• _Task instructions_
Repeat exactly the lines from the start of the material below up to and including the "const GRAY_FILL = '#d1d3d4';" line.

--- Collected data ---

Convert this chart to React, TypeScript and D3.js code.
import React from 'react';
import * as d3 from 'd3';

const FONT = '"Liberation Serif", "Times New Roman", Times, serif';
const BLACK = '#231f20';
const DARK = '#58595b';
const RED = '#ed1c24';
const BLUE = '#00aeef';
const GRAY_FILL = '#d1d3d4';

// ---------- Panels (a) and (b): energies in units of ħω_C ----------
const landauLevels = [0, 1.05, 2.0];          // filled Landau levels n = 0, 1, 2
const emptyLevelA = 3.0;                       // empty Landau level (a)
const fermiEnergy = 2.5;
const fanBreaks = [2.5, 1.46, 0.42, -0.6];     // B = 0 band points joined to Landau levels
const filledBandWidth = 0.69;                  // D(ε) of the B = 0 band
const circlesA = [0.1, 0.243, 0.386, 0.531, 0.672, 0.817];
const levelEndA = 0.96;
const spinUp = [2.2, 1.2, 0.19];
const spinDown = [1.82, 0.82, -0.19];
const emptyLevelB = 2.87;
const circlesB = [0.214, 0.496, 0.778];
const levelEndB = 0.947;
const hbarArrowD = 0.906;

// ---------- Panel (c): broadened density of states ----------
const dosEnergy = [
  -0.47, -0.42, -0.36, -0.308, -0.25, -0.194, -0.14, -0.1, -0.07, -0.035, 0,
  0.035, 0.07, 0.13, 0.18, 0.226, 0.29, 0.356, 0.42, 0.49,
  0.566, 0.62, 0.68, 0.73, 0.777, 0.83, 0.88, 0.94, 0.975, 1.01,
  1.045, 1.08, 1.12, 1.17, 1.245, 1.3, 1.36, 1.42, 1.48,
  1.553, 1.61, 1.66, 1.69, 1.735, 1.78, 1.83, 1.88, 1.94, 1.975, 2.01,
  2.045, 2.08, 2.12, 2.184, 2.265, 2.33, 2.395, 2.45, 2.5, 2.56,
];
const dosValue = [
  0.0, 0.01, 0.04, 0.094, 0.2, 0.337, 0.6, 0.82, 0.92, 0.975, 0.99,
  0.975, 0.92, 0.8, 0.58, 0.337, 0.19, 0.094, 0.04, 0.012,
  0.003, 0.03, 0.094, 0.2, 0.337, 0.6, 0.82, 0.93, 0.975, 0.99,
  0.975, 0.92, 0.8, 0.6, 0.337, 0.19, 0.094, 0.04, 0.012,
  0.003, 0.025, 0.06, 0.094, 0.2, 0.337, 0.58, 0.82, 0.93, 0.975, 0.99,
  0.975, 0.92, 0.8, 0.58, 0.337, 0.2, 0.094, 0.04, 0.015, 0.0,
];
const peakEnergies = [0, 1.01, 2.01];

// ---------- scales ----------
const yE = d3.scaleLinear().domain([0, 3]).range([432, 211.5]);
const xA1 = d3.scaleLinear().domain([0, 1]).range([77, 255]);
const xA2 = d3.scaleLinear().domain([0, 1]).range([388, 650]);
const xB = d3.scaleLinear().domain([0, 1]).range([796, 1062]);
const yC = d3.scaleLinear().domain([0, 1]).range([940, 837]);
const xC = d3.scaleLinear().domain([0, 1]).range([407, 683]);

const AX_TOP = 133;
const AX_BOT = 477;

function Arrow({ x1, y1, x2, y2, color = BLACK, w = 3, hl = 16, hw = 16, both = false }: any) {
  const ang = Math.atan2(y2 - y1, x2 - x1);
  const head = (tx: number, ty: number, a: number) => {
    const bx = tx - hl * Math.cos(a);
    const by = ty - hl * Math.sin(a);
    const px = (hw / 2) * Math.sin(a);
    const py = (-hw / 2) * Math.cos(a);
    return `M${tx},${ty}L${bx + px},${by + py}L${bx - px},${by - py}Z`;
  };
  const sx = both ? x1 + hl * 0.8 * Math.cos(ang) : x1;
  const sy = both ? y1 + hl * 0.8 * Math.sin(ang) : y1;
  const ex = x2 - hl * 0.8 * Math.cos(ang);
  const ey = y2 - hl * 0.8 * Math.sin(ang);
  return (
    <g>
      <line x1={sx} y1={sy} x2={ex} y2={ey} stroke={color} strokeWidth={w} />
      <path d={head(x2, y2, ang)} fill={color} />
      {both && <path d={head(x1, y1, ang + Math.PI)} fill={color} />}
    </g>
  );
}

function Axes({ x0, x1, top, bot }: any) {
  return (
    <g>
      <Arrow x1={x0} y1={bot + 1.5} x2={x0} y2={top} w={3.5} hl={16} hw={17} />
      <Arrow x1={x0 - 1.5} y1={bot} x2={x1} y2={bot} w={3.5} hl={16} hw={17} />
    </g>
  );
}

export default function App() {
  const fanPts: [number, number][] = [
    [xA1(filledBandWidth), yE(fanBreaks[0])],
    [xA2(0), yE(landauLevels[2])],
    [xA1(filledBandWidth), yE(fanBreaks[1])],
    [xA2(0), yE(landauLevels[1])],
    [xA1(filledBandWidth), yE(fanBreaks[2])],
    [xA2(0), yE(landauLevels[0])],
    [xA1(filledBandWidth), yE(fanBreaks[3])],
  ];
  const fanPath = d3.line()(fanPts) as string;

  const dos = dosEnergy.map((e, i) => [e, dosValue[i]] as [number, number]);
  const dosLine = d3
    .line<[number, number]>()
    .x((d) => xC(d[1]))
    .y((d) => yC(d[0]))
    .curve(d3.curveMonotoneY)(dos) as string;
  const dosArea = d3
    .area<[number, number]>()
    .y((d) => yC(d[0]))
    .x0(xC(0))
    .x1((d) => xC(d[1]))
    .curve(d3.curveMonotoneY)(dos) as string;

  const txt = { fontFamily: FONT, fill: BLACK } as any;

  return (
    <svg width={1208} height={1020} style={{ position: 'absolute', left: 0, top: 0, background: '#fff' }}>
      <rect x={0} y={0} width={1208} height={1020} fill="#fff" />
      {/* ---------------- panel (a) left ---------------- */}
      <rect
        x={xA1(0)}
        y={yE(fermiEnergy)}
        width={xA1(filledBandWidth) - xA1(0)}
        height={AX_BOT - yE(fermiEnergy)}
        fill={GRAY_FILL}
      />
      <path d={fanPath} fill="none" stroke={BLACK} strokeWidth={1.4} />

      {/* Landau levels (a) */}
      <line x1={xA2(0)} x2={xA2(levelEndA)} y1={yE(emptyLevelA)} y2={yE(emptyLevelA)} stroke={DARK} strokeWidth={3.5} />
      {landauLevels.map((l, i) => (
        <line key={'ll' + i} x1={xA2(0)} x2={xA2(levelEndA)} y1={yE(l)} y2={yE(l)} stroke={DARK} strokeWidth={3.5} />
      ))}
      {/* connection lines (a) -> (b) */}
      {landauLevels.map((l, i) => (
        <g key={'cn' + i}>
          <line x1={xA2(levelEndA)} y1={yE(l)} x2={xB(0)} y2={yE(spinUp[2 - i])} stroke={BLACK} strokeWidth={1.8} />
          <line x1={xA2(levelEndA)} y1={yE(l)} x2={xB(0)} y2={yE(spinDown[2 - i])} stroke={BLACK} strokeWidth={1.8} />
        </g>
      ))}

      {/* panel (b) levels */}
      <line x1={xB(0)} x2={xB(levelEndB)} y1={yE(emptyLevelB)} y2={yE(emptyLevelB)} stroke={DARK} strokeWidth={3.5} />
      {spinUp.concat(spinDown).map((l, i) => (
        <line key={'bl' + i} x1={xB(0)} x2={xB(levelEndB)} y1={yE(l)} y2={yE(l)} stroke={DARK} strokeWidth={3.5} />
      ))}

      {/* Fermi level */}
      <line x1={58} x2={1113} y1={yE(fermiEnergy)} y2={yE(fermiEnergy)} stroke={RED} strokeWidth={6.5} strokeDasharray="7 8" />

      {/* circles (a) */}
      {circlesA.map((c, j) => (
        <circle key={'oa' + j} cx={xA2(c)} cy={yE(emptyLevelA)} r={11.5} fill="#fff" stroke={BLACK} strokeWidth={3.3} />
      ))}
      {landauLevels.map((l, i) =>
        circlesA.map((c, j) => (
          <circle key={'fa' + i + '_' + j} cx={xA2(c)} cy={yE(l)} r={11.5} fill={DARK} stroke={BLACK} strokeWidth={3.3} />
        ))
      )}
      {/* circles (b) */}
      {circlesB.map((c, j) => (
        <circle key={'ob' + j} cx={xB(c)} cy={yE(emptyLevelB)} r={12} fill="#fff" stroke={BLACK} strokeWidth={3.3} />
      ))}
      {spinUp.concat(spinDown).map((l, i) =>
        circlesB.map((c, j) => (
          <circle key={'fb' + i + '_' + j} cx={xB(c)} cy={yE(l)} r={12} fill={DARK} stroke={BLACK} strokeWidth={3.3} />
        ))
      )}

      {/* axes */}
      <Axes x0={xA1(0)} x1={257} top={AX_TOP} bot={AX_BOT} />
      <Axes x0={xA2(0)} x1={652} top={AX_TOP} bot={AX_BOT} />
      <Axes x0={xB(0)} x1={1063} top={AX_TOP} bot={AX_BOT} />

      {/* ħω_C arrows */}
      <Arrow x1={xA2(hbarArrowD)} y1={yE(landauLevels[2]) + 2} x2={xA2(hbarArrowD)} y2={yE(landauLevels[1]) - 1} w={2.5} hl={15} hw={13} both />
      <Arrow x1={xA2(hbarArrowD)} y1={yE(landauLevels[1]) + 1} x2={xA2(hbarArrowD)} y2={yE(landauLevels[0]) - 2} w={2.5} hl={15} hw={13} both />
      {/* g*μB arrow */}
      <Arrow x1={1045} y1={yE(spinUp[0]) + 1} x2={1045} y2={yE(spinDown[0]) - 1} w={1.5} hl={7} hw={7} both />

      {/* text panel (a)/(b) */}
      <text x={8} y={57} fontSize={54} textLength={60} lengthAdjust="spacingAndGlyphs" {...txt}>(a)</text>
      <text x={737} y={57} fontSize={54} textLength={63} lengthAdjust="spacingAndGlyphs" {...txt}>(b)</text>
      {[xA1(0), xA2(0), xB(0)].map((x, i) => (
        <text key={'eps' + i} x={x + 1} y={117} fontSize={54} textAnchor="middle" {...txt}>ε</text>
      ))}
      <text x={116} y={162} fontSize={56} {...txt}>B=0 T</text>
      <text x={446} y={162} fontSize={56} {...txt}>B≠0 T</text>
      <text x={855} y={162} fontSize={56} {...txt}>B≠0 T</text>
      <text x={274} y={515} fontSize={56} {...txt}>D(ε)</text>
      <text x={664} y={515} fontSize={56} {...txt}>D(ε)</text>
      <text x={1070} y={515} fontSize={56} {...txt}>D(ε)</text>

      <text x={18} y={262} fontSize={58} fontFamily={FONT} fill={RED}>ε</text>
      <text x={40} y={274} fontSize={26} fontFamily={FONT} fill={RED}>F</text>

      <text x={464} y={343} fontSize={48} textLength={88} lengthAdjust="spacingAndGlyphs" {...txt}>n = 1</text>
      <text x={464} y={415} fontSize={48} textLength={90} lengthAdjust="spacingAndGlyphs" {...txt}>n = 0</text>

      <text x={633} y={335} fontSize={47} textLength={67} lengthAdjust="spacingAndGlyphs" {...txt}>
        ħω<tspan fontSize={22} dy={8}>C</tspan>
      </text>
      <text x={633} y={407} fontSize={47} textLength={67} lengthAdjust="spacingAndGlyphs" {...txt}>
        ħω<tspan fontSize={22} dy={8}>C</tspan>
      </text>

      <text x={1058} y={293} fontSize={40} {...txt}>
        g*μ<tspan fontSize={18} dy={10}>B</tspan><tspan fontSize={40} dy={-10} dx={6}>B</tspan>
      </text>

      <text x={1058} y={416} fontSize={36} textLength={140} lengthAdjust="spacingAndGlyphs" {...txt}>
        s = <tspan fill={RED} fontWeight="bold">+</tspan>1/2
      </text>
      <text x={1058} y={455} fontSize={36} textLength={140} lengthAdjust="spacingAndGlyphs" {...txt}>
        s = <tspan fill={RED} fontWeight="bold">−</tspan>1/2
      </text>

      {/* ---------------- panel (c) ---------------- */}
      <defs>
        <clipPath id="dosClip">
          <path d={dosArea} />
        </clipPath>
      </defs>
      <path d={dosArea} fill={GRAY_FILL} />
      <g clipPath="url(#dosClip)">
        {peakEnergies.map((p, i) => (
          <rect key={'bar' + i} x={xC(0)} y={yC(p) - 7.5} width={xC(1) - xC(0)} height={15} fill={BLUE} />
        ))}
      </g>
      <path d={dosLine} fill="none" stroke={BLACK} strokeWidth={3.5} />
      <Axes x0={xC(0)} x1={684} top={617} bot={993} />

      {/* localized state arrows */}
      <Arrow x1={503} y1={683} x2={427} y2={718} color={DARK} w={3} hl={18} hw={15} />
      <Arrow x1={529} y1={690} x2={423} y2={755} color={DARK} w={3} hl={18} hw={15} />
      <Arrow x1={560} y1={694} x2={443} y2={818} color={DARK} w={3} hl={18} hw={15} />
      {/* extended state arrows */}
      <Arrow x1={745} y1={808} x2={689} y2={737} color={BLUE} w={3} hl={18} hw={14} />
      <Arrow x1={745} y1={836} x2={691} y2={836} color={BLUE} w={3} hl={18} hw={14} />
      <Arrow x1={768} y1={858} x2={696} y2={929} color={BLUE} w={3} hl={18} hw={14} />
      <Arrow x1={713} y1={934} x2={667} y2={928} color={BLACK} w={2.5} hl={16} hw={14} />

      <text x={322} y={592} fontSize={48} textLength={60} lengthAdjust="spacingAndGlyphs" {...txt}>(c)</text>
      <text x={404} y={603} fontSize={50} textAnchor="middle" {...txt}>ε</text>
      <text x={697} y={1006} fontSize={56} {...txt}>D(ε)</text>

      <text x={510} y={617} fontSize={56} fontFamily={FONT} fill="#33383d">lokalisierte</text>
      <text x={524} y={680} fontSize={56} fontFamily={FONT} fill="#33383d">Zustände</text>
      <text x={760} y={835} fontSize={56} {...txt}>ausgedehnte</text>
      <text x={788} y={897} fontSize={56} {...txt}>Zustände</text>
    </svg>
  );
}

---

• _Correct result_
Convert this chart to React, TypeScript and D3.js code.
import React from 'react';
import * as d3 from 'd3';

const FONT = '"Liberation Serif", "Times New Roman", Times, serif';
const BLACK = '#231f20';
const DARK = '#58595b';
const RED = '#ed1c24';
const BLUE = '#00aeef';
const GRAY_FILL = '#d1d3d4';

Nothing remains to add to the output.